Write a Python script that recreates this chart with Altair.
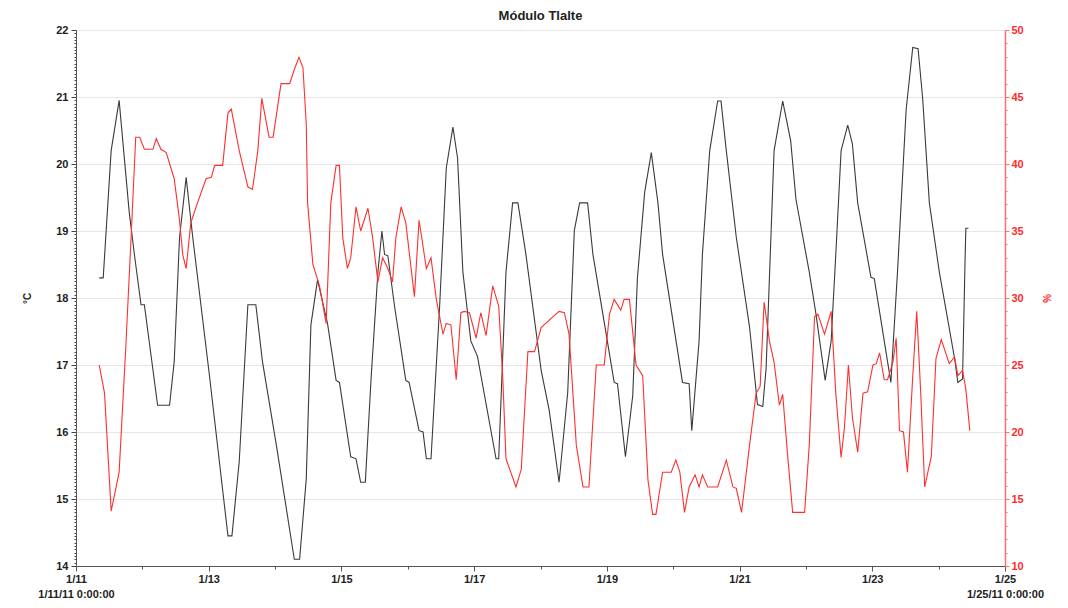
import altair as alt
import pandas as pd

# Temperature (°C) series: day of January 2011 (fractional) and value
temp_day = [11.35, 11.41, 11.53, 11.65, 11.8, 11.88, 11.98, 12.03, 12.23, 12.41, 12.48, 12.56,
            12.66, 12.76, 13.01, 13.29, 13.35, 13.46, 13.59, 13.71, 13.81, 14.02, 14.29, 14.37,
            14.47, 14.54, 14.64, 14.79, 14.92, 14.97, 15.14, 15.22, 15.29, 15.36, 15.45, 15.55,
            15.61, 15.65, 15.7, 15.8, 15.97, 16.02, 16.17, 16.23, 16.28, 16.35, 16.48, 16.58,
            16.68, 16.75, 16.83, 16.95, 17.05, 17.33, 17.37, 17.48, 17.58, 17.66, 17.78, 18.01,
            18.13, 18.28, 18.41, 18.51, 18.59, 18.71, 18.79, 18.99, 19.11, 19.16, 19.28, 19.39,
            19.46, 19.57, 19.67, 19.77, 19.84, 20.14, 20.24, 20.28, 20.39, 20.44, 20.55, 20.67,
            20.72, 20.8, 20.95, 21.15, 21.27, 21.35, 21.4, 21.52, 21.65, 21.77, 21.85, 22.05,
            22.15, 22.29, 22.38, 22.45, 22.53, 22.63, 22.7, 22.78, 22.98, 23.03, 23.18, 23.28,
            23.38, 23.51, 23.61, 23.69, 23.76, 23.86, 24.01, 24.24, 24.29, 24.36, 24.4, 24.41,
            24.45]
temp_c = [18.3, 18.3, 20.2, 20.95, 19.3, 18.65, 17.9, 17.9, 16.4, 16.4, 17.05, 18.9,
          19.8, 18.9, 16.85, 14.45, 14.45, 15.56, 17.9, 17.9, 17.05, 15.8, 14.1, 14.1,
          15.3, 17.6, 18.27, 17.62, 16.77, 16.74, 15.63, 15.6, 15.25, 15.25, 16.85, 18.39,
          19.0, 18.65, 18.63, 17.88, 16.77, 16.74, 16.02, 16.0, 15.6, 15.6, 17.88, 19.94,
          20.55, 20.09, 18.39, 17.36, 17.13, 15.6, 15.6, 18.39, 19.42, 19.42, 18.65, 16.92,
          16.33, 15.25, 16.59, 19.01, 19.42, 19.42, 18.65, 17.46, 16.74, 16.72, 15.63, 16.54,
          18.29, 19.58, 20.17, 19.42, 18.65, 16.74, 16.72, 16.02, 17.36, 18.65, 20.2, 20.94,
          20.94, 20.2, 18.91, 17.57, 16.41, 16.38, 16.95, 20.2, 20.94, 20.35, 19.47, 18.39,
          17.77, 16.77, 17.36, 18.65, 20.2, 20.58, 20.3, 19.42, 18.31, 18.29, 17.36, 16.74,
          18.39, 20.81, 21.74, 21.72, 20.97, 19.42, 18.39, 17.1, 16.74, 16.79, 18.65, 19.04,
          19.04]

# Relative humidity (%) series
hum_day = [11.35, 11.43, 11.53, 11.65, 11.75, 11.83, 11.9, 11.96, 12.03, 12.16, 12.21, 12.28,
           12.36, 12.48, 12.56, 12.61, 12.66, 12.73, 12.81, 12.96, 13.04, 13.09, 13.21, 13.29,
           13.34, 13.46, 13.59, 13.66, 13.74, 13.8, 13.91, 13.97, 14.09, 14.22, 14.29, 14.36,
           14.42, 14.47, 14.49, 14.57, 14.67, 14.77, 14.84, 14.92, 14.97, 15.02, 15.09, 15.14,
           15.22, 15.29, 15.4, 15.47, 15.55, 15.62, 15.7, 15.77, 15.82, 15.9, 15.97, 16.1,
           16.17, 16.28, 16.35, 16.43, 16.53, 16.58, 16.65, 16.73, 16.8, 16.85, 16.93, 17.03,
           17.1, 17.18, 17.28, 17.37, 17.43, 17.48, 17.63, 17.71, 17.81, 17.91, 18.01, 18.21,
           18.28, 18.36, 18.43, 18.54, 18.64, 18.73, 18.84, 18.96, 19.04, 19.11, 19.21, 19.26,
           19.34, 19.44, 19.54, 19.62, 19.69, 19.74, 19.84, 19.97, 20.04, 20.1, 20.17, 20.24,
           20.33, 20.39, 20.44, 20.52, 20.67, 20.8, 20.9, 20.95, 21.03, 21.15, 21.25, 21.31,
           21.37, 21.45, 21.52, 21.6, 21.65, 21.72, 21.8, 21.98, 22.05, 22.13, 22.18, 22.28,
           22.38, 22.45, 22.53, 22.58, 22.64, 22.7, 22.78, 22.86, 22.93, 23.01, 23.06, 23.11,
           23.18, 23.23, 23.31, 23.36, 23.41, 23.47, 23.53, 23.61, 23.67, 23.73, 23.79, 23.89,
           23.96, 24.04, 24.16, 24.24, 24.29, 24.36, 24.41, 24.47]
hum_pct = [25.0, 22.9, 14.1, 17.0, 26.3, 34.5, 42.0, 42.0, 41.1, 41.1, 41.9, 41.1,
           40.85, 38.9, 35.8, 33.2, 32.2, 35.6, 36.8, 38.9, 39.0, 39.9, 39.9, 43.8,
           44.1, 41.0, 38.3, 38.1, 41.0, 44.9, 42.0, 42.0, 46.0, 46.0, 47.05, 47.96,
           47.2, 43.0, 37.1, 32.5, 30.9, 28.1, 37.1, 39.9, 39.9, 34.5, 32.2, 33.0,
           36.8, 35.0, 36.7, 34.5, 31.2, 33.0, 32.2, 31.2, 34.5, 36.8, 35.6, 30.1,
           35.8, 32.2, 33.0, 29.9, 27.3, 28.1, 28.0, 23.9, 28.9, 29.0, 28.9, 27.0,
           28.9, 27.2, 30.9, 29.4, 24.2, 18.0, 15.9, 17.2, 26.0, 26.0, 27.8, 28.7,
           29.0, 28.9, 27.3, 19.0, 15.9, 15.9, 25.0, 25.0, 28.8, 29.9, 29.1, 29.9,
           29.9, 25.0, 24.2, 16.4, 13.85, 13.85, 17.0, 17.0, 17.9, 17.0, 14.0, 15.9,
           16.8, 15.9, 16.8, 15.9, 15.9, 17.9, 15.9, 15.8, 14.0, 19.0, 22.9, 23.4,
           29.7, 26.8, 25.2, 22.0, 22.8, 18.5, 14.0, 14.0, 19.0, 28.6, 28.8, 27.3,
           29.0, 22.9, 18.1, 20.3, 25.0, 21.1, 18.5, 22.9, 23.0, 25.0, 25.1, 25.9,
           23.9, 23.9, 25.2, 27.0, 20.1, 20.0, 17.0, 24.2, 29.0, 22.9, 15.9, 18.2,
           25.5, 26.9, 25.1, 25.6, 24.2, 24.6, 23.2, 20.1]

x_ticks = list(range(11, 26))
temp_ticks = [round(14 + i * 0.05, 2) for i in range(161)]
hum_ticks = list(range(10, 51))

temp_df = pd.DataFrame({"day": temp_day, "temp": temp_c})
hum_df = pd.DataFrame({"day": hum_day, "hum": hum_pct})

FONT = "Liberation Sans"
W, H = 929, 536

x_label = ("datum.value % 2 === 1 ? (datum.value === 11 ? ['1/11', '1/11/11 0:00:00'] : "
           "(datum.value === 25 ? ['1/25', '1/25/11 0:00:00'] : '1/' + datum.value)) : ''")

x_enc = alt.X(
    "day:Q",
    scale=alt.Scale(domain=[11, 25], nice=False, zero=False),
    axis=alt.Axis(
        values=x_ticks, labelExpr=x_label, title=None, grid=False,
        labelFlush=False, labelOverlap=False, labelFont=FONT, labelFontSize=11,
        labelFontWeight="bold", labelColor="#222222", labelPadding=2, labelLineHeight=15,
        domainColor="#555555", tickColor="#555555",
        tickSize={"condition": {"test": "datum.value % 2 === 1", "value": 5}, "value": 3},
    ),
)

int_test = "abs(datum.value - round(datum.value)) < 0.001"

temp_line = alt.Chart(temp_df).mark_line(color="#3a3a3a", strokeWidth=1.1).encode(
    x=x_enc,
    y=alt.Y(
        "temp:Q",
        scale=alt.Scale(domain=[14, 22], nice=False, zero=False),
        axis=alt.Axis(
            values=temp_ticks, labelExpr=f"{int_test} ? '' + round(datum.value) : ''",
            labelOverlap=False, labelFont=FONT, labelFontSize=11, labelFontWeight="bold",
            labelColor="#222222", labelPadding=3,
            domainColor="#555555", tickColor="#444444",
            tickSize={"condition": {"test": int_test, "value": 5}, "value": 2},
            grid=True, gridColor="#e6e6e6",
            gridOpacity={"condition": {"test": int_test, "value": 1}, "value": 0},
            title="°C", titleFont=FONT, titleFontSize=10, titleFontWeight="bold",
            titleColor="#222222", titleX=-44, titleY=H / 2,
        ),
    ),
)

hum_line = alt.Chart(hum_df).mark_line(color="#ff2f2f", strokeWidth=1.1).encode(
    x=x_enc,
    y=alt.Y(
        "hum:Q",
        scale=alt.Scale(domain=[10, 50], nice=False, zero=False),
        axis=alt.Axis(
            orient="right", values=hum_ticks,
            labelExpr="datum.value % 5 === 0 ? '' + datum.value : ''",
            labelOverlap=False, labelFont=FONT, labelFontSize=11, labelFontWeight="bold",
            labelColor="#ff2a2a", labelPadding=2,
            domainColor="#ff7070", domainWidth=1.5, tickColor="#ff7070",
            tickSize={"condition": {"test": "datum.value % 5 === 0", "value": 4}, "value": 2},
            grid=False,
            title="%", titleFont=FONT, titleFontSize=10, titleFontWeight="bold",
            titleColor="#ff2a2a", titleX=35, titleY=H / 2,
        ),
    ),
)

chart = (
    alt.layer(temp_line, hum_line)
    .resolve_scale(y="independent")
    .properties(
        width=W, height=H,
        title=alt.TitleParams("Módulo Tlalte", font=FONT, fontSize=13, fontWeight="bold",
                              color="#222222", anchor="middle", offset=1),
        autosize=alt.AutoSizeParams(type="none"),
        padding={"left": 68, "top": 22, "right": 55, "bottom": 34},
    )
    .configure_view(stroke=None)
    .configure(background="white")
)

chart.save("out.html", embed_options={"renderer": "svg", "actions": False})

### What is expected
Up to and including the line containing "import pandas as pd", repeat every line from the start of the data, but none of the pictures.

### Task answer
Write a Python script that recreates this chart with Altair.
import altair as alt
import pandas as pd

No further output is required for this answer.